Government Spending in Texas: The Basics

In Texas, most state spending is in the areas of education, health and human services, and public safety and criminal justice.

Appropriations for the 2018-19 biennium, and change in all funds appropriations 1996-97 vs 2018-19 biennia, by article

From Texas Comptroller of Public Accounts, Spending By Article (Nov. 2018)

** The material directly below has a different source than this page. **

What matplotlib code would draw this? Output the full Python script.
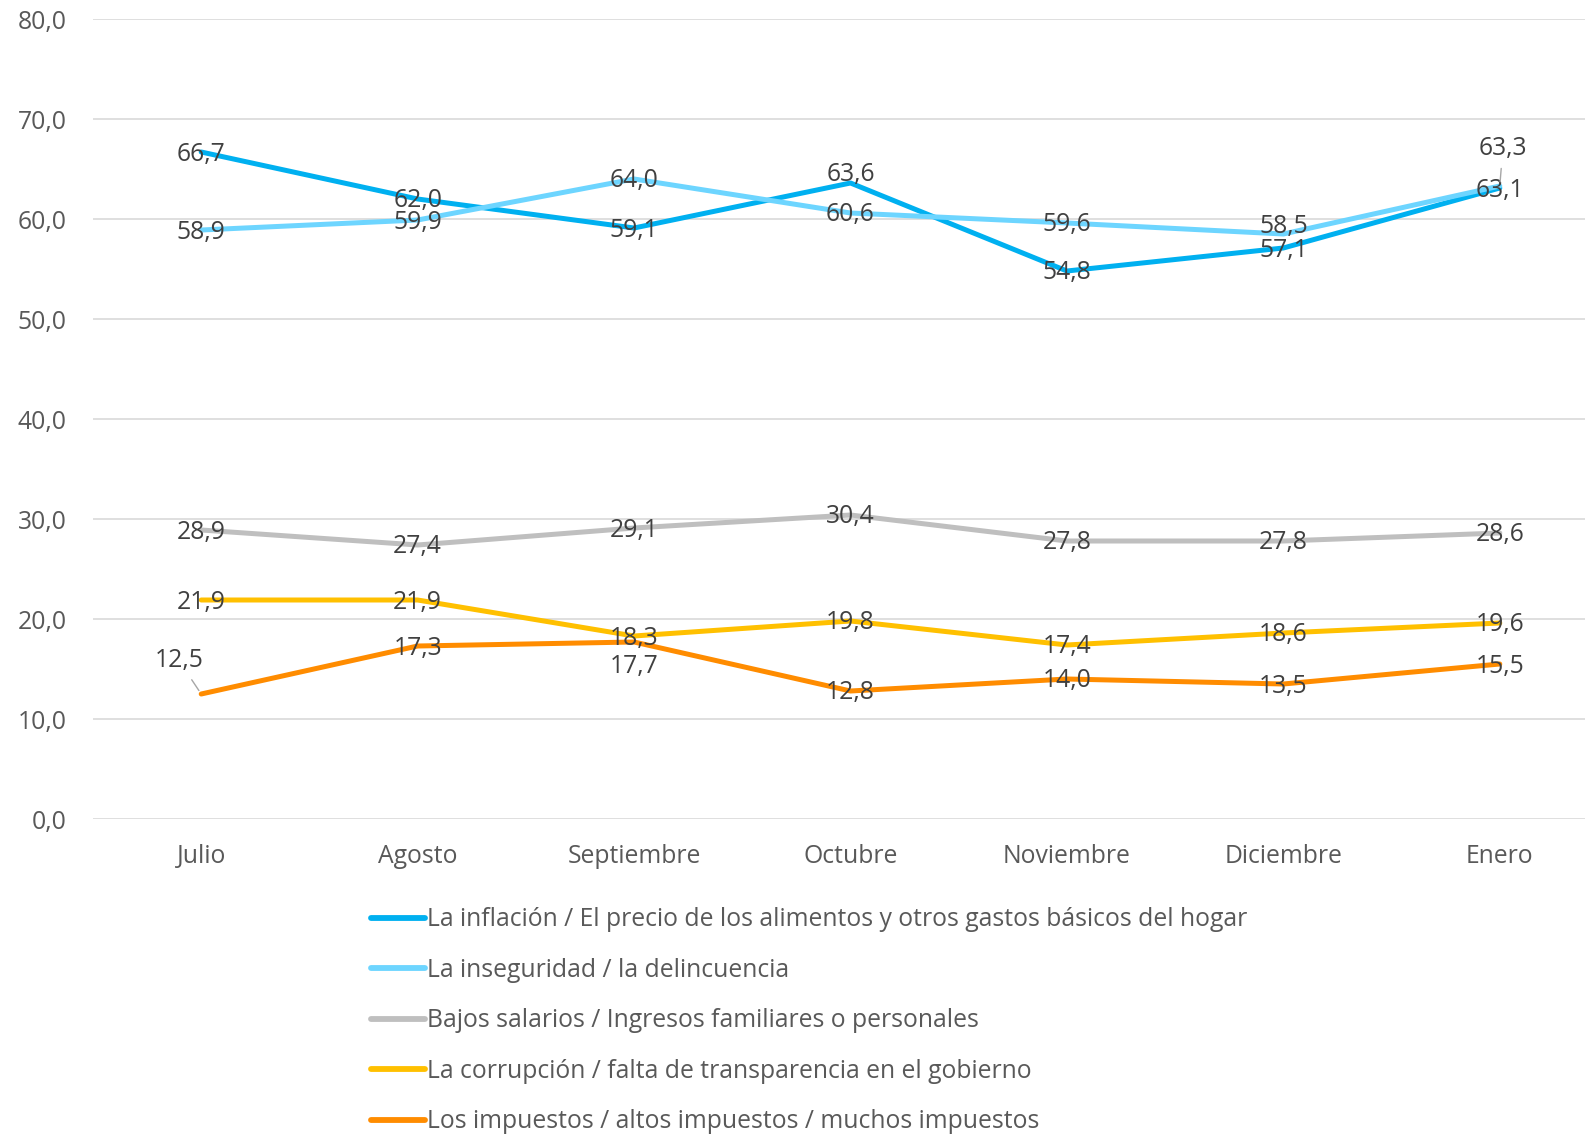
import matplotlib
matplotlib.use("Agg")
import matplotlib.pyplot as plt

months = ["Julio", "Agosto", "Septiembre", "Octubre", "Noviembre", "Diciembre", "Enero"]

inflacion = [66.7, 62.0, 59.1, 63.6, 54.8, 57.1, 63.1]
inseguridad = [58.9, 59.9, 64.0, 60.6, 59.6, 58.5, 63.3]
salarios = [28.9, 27.4, 29.1, 30.4, 27.8, 27.8, 28.6]
corrupcion = [21.9, 21.9, 18.3, 19.8, 17.4, 18.6, 19.6]
impuestos = [12.5, 17.3, 17.7, 12.8, 14.0, 13.5, 15.5]

series_names = [
    "La inflación / El precio de los alimentos y otros gastos básicos del hogar",
    "La inseguridad / la delincuencia",
    "Bajos salarios / Ingresos familiares o personales",
    "La corrupción / falta de transparencia en el gobierno",
    "Los impuestos / altos impuestos / muchos impuestos",
]
series_values = [inflacion, inseguridad, salarios, corrupcion, impuestos]
colors = ["#00B0F0", "#6DD5FF", "#BFBFBF", "#FFC000", "#FF8C00"]

# label nudges in pixels (series index, point index) -> (dx, dy, leader line)
nudges = {
    (0, 3): (0, 8, False),
    (1, 5): (0, 7, False),
    (1, 6): (3, 37, True),
    (4, 0): (-22, 33, True),
    (4, 2): (0, -24, False),
}

plt.rcParams["font.family"] = ["Open Sans", "DejaVu Sans"]
text_color = "#404040"
tick_color = "#595959"
fs = 17.8

fig = plt.figure(figsize=(15.85, 11.36), dpi=100)
ax = fig.add_axes([93 / 1585, 1 - 819 / 1136, 1515 / 1585, 800 / 1136])

x = list(range(len(months)))
for k, (name, vals, c) in enumerate(zip(series_names, series_values, colors)):
    ax.plot(x, vals, color=c, lw=3.6, solid_capstyle="round", label=name, zorder=3)

for k, vals in enumerate(series_values):
    for i, v in enumerate(vals):
        dx, dy, leader = nudges.get((k, i), (0, -2, False))
        lbl = f"{v:.1f}".replace(".", ",")
        kw = {}
        if leader:
            kw["arrowprops"] = dict(arrowstyle="-", color="#A6A6A6", lw=1,
                                    shrinkA=3, shrinkB=3)
        ax.annotate(lbl, xy=(i, v), xytext=(dx, dy), textcoords="offset pixels",
                    ha="center", va="center", fontsize=fs, color=text_color,
                    zorder=5, **kw)

ax.set_ylim(0, 80)
ax.set_xlim(-0.5, 6.5)
ax.set_yticks(range(0, 81, 10))
ax.set_yticklabels([f"{t:.1f}".replace(".", ",") for t in range(0, 81, 10)])
ax.set_xticks(x)
ax.set_xticklabels(months)
ax.tick_params(axis="both", length=0, labelsize=fs, labelcolor=tick_color)
ax.tick_params(axis="y", pad=19)
ax.tick_params(axis="x", pad=18)
ax.grid(axis="y", color="#D9D9D9", lw=1.2, zorder=0)
for s in ax.spines.values():
    s.set_visible(False)

leg = fig.legend(loc="upper left", bbox_to_anchor=(359 / 1585, 1 - 895 / 1136),
                 frameon=False, fontsize=fs, handlelength=2.15, handletextpad=0.12,
                 labelspacing=1.03, borderpad=0)
for t in leg.get_texts():
    t.set_color(tick_color)
for h in leg.get_lines():
    h.set_linewidth(4.2)

fig.savefig("out.png", dpi=100)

A Closer Look: Health & Human Services

As the figure above illustrates, spending on health and human services was the second-highest category of spending in the 2018-19 biennium — and spending on this category compared to other state spending increased from 31% in the 1996-97 biennium to 36.4% in the 2018-19 biennium (during this same period, state expenditures increased overall, with 2018-19 expenditures totaling 167.2% compared to those from 1996-97).  Much of the state’s health and human services funding is related to Medicaid, which is a federal social welfare program that is jointly funded by the federal government and state governments.  Medicaid is one of the largest state budget expenditures and accounts for around one-fourth of most state budgets.  As medical costs skyrocket, policymakers worry about the ability of states to continue to fund Medicaid benefits at current levels.

Shortfalls in Revenue

Sometimes, revenue projections exceed actual revenue.  Recall that Texas fiscal policy follows a pay-as-you-go system, which means that the state cannot spend more than it receives in revenue.  As a result, when revenue shortfalls occur, the state must either find a way to continue funding current spending levels by tapping into the Rainy Day Fund, borrowing money, or reducing spending.

Reducing Spending

Between legislative sessions, the Legislative Budget Board (LBB) or governor may recommend prohibiting a state agency from spending money appropriated to it by the Texas Legislature (i.e., an involuntary budget reduction), transferring money from one state agency to another, or changing the purpose for which an appropriation was made.  Recommendations made by the LBB require approval from the governor, and recommendations made by the governor require approval from the LBB.

Another method that has been used to reduce spending is a hiring freeze.  For example, in January 2017, Governor Abbott, with the approval of the LBB, implemented a statewide hiring freeze; this prevented many state agencies, from filling vacant positions that were funded by state appropriations through the end of the fiscal year (August 31, 2017).  Some agencies and/or positions were exempted from this hiring freeze.